Source code of charts
+ + + + +

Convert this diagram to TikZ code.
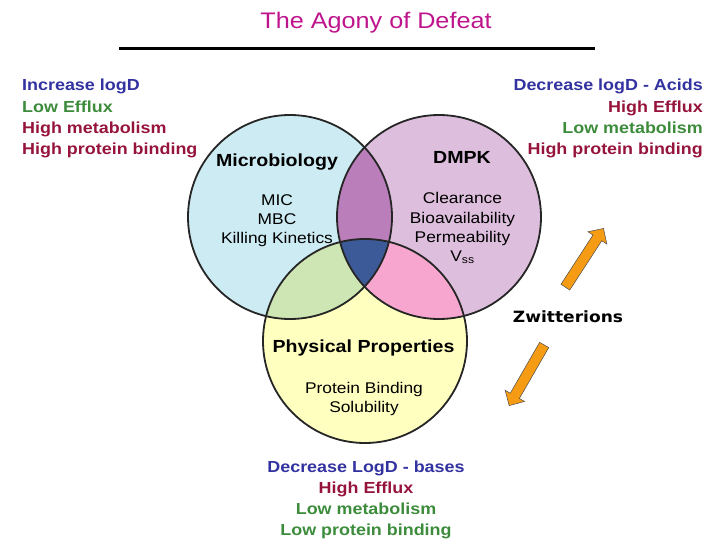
\documentclass[tikz,border=0pt]{standalone}
\usepackage{fontspec}
\setmainfont{Liberation Sans}[FakeStretch=1.12]
\newfontfamily\zwfont{DejaVu Sans}[FakeStretch=1.1]
\usetikzlibrary{shapes.arrows}
\definecolor{AgoMagenta}{RGB}{190,20,140}
\definecolor{AgoBlueText}{RGB}{50,50,160}
\definecolor{AgoGreenText}{RGB}{60,140,60}
\definecolor{AgoRedText}{RGB}{150,20,60}
\definecolor{AgoCyan}{RGB}{205,235,242}
\definecolor{AgoLilac}{RGB}{221,190,221}
\definecolor{AgoYellow}{RGB}{255,255,192}
\definecolor{AgoPurple}{RGB}{186,126,186}
\definecolor{AgoGreen}{RGB}{205,230,180}
\definecolor{AgoPink}{RGB}{247,167,207}
\definecolor{AgoNavy}{RGB}{61,90,152}
\definecolor{AgoOrange}{RGB}{245,155,20}
\tikzset{
  ago/title/.style={anchor=base, text=AgoMagenta, font=\fontsize{22.5}{27}\selectfont},
  ago/list/.style={anchor=base, inner sep=0pt, font=\fontsize{16}{20}\selectfont\bfseries},
  ago/head/.style={anchor=base, inner sep=0pt, text=black, font=\fontsize{17.5}{21}\selectfont\bfseries},
  ago/item/.style={anchor=base, inner sep=0pt, text=black, font=\fontsize{15.5}{19}\selectfont},
  ago/ring/.style={draw=black!85, line width=1.8pt},
  ago/arrow/.style={single arrow, draw=black!70, line width=0.5pt, fill=AgoOrange,
    minimum height=70pt, inner sep=5pt, single arrow head extend=6pt,
    single arrow head indent=0pt}
}

\begin{document}
\begin{tikzpicture}[x=1pt,y=-1pt]
  \useasboundingbox (0,0) rectangle (720,540);
  % title
  \node[ago/title] (title) at (376,29) {The Agony of Defeat};
  \coordinate (ruleL) at (119,49);
  \coordinate (ruleR) at (595,49);
  \draw[line width=3pt] (ruleL) -- (ruleR);

  % venn circles
  \coordinate (micro) at (290,217);
  \coordinate (dmpk) at (439,217);
  \coordinate (phys) at (365,341);
  \fill[AgoCyan] (micro) circle (102);
  \fill[AgoLilac] (dmpk) circle (102);
  \fill[AgoYellow] (phys) circle (102);
  \begin{scope}
    \clip (micro) circle (102);
    \fill[AgoPurple] (dmpk) circle (102);
    \fill[AgoGreen] (phys) circle (102);
  \end{scope}
  \begin{scope}
    \clip (phys) circle (102);
    \fill[AgoPink] (dmpk) circle (102);
  \end{scope}
  \begin{scope}
    \clip (micro) circle (102);
    \clip (dmpk) circle (102);
    \fill[AgoNavy] (phys) circle (102);
  \end{scope}
  \draw[ago/ring] (micro) circle (102);
  \draw[ago/ring] (dmpk) circle (102);
  \draw[ago/ring] (phys) circle (102);

  % left list
  \node[ago/list, anchor=base west, text=AgoBlueText] (l1) at (22,91) {Increase logD};
  \node[ago/list, anchor=base west, text=AgoGreenText] (l2) at (22,112.3) {Low Efflux};
  \node[ago/list, anchor=base west, text=AgoRedText] (l3) at (22,133.6) {High metabolism};
  \node[ago/list, anchor=base west, text=AgoRedText] (l4) at (22,155) {High protein binding};

  % right list
  \node[ago/list, anchor=base east, text=AgoBlueText] (r1) at (703,91) {Decrease logD - Acids};
  \node[ago/list, anchor=base east, text=AgoRedText] (r2) at (703,112.3) {High Efflux};
  \node[ago/list, anchor=base east, text=AgoGreenText] (r3) at (703,133.6) {Low metabolism};
  \node[ago/list, anchor=base east, text=AgoRedText] (r4) at (703,155) {High protein binding};

  % circle contents
  \node[ago/head] (microT) at (277,167) {Microbiology};
  \node[ago/item] (mic) at (277,206) {MIC};
  \node[ago/item] (mbc) at (277,225) {MBC};
  \node[ago/item] (kill) at (277,243.5) {Killing Kinetics};

  \node[ago/head] (dmpkT) at (462,164) {DMPK};
  \node[ago/item] (clear) at (462.5,204) {Clearance};
  \node[ago/item] (bio) at (462.5,223) {Bioavailability};
  \node[ago/item] (perm) at (462.5,242) {Permeability};
  \node[ago/item] (vss) at (462.5,261) {V\textsubscript{ss}};

  \node[ago/head] (physT) at (363.5,352) {Physical Properties};
  \node[ago/item] (pb) at (364,393) {Protein Binding};
  \node[ago/item] (sol) at (364,412) {Solubility};

  % bottom list
  \node[ago/list, text=AgoBlueText] (b1) at (366,472) {Decrease LogD - bases};
  \node[ago/list, text=AgoRedText] (b2) at (366,493.3) {High Efflux};
  \node[ago/list, text=AgoGreenText] (b3) at (366,514.3) {Low metabolism};
  \node[ago/list, text=AgoGreenText] (b4) at (366,535) {Low protein binding};

  % zwitterions
  \node[anchor=base, inner sep=0pt, font=\zwfont\fontsize{15.5}{18}\selectfont\bfseries] (zw) at (568,322) {Zwitterions};
  \node[ago/arrow, rotate=57] (upArrow) at (583,260) {};
  \node[ago/arrow, rotate=-120] (downArrow) at (528,373) {};
\end{tikzpicture}
\end{document}
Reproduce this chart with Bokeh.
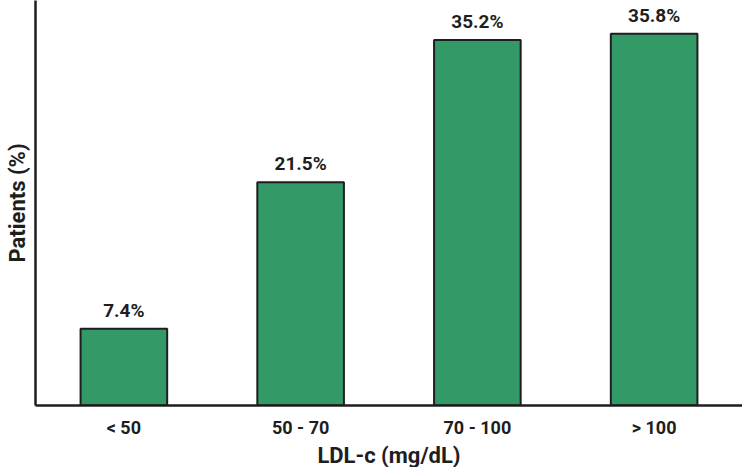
from bokeh.plotting import figure
from bokeh.models import FactorRange, Range1d, ColumnDataSource, LabelSet, FixedTicker, Title
from bokeh.core.properties import value
from bokeh.embed import file_html
from bokeh.resources import INLINE

categories = ["< 50", "50 - 70", "70 - 100", "> 100"]
values = [7.4, 21.5, 35.2, 35.8]
value_labels = ["7.4%", "21.5%", "35.2%", "35.8%"]
x_title = "LDL-c (mg/dL)"
y_title = "Patients (%)"

FONT = "Roboto"
TEXT = "#1e1e1e"

src = ColumnDataSource(dict(cat=categories, val=values, lab=value_labels))

p = figure(width=742, height=467, output_backend="svg", toolbar_location=None,
           x_range=FactorRange(factors=categories, range_padding=0),
           y_range=Range1d(0, 39.0),
           min_border_left=35, min_border_right=0, min_border_top=0, min_border_bottom=59)
p.outline_line_color = None
p.grid.visible = False
p.background_fill_color = "white"

p.vbar(x="cat", top="val", width=0.49, source=src, fill_color="#339966",
       line_color="#1e1e1e", line_width=2)

labels = LabelSet(x="cat", y="val", text="lab", source=src, text_align="center",
                  text_baseline="alphabetic", y_offset=12, text_font=value(FONT),
                  text_font_style="bold", text_font_size="19px", text_color=TEXT)
p.add_layout(labels)

# x axis
xa = p.xaxis[0]
xa.axis_line_width = 2.5
xa.axis_line_color = "#1e1e1e"
xa.major_tick_line_color = None
xa.minor_tick_line_color = None
xa.major_label_text_font = FONT
xa.major_label_text_font_style = "bold"
xa.major_label_text_font_size = "18px"
xa.major_label_text_color = TEXT
xa.major_label_standoff = 5

# x-axis title as a below-panel title
xt = Title(text=x_title, align="center", standoff=0, text_font=FONT,
           text_font_style="bold", text_font_size="22px", text_color=TEXT)
p.add_layout(xt, "below")

# y axis
ya = p.yaxis[0]
ya.ticker = FixedTicker(ticks=[])
ya.axis_line_width = 2.5
ya.axis_line_color = "#1e1e1e"
ya.major_tick_line_color = None
ya.minor_tick_line_color = None
ya.major_label_standoff = 0
ya.axis_label = y_title
ya.axis_label_text_font = FONT
ya.axis_label_text_font_style = "bold"
ya.axis_label_text_font_size = "22px"
ya.axis_label_text_color = TEXT
ya.axis_label_standoff = 6

open("out.html", "w").write(file_html(p, INLINE))
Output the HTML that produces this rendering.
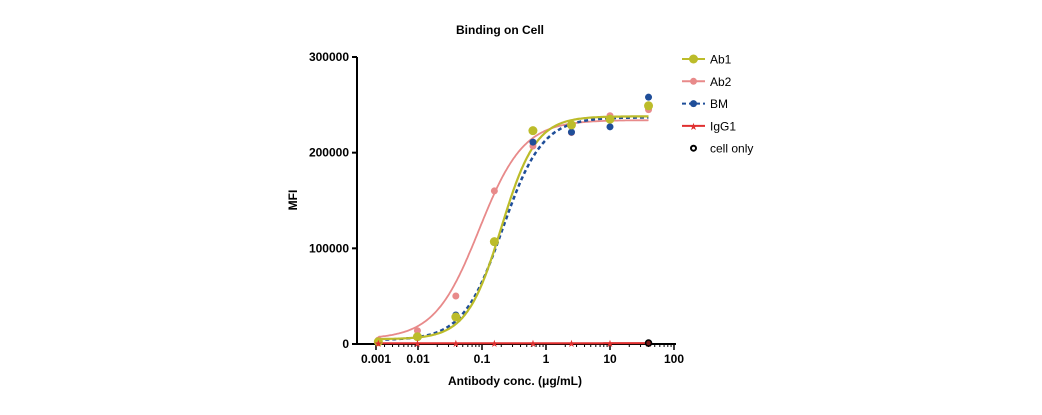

+ + + + +

*Task brief:* Tally the lines holding the string "this" and give only the count.

*Exercise result:* 3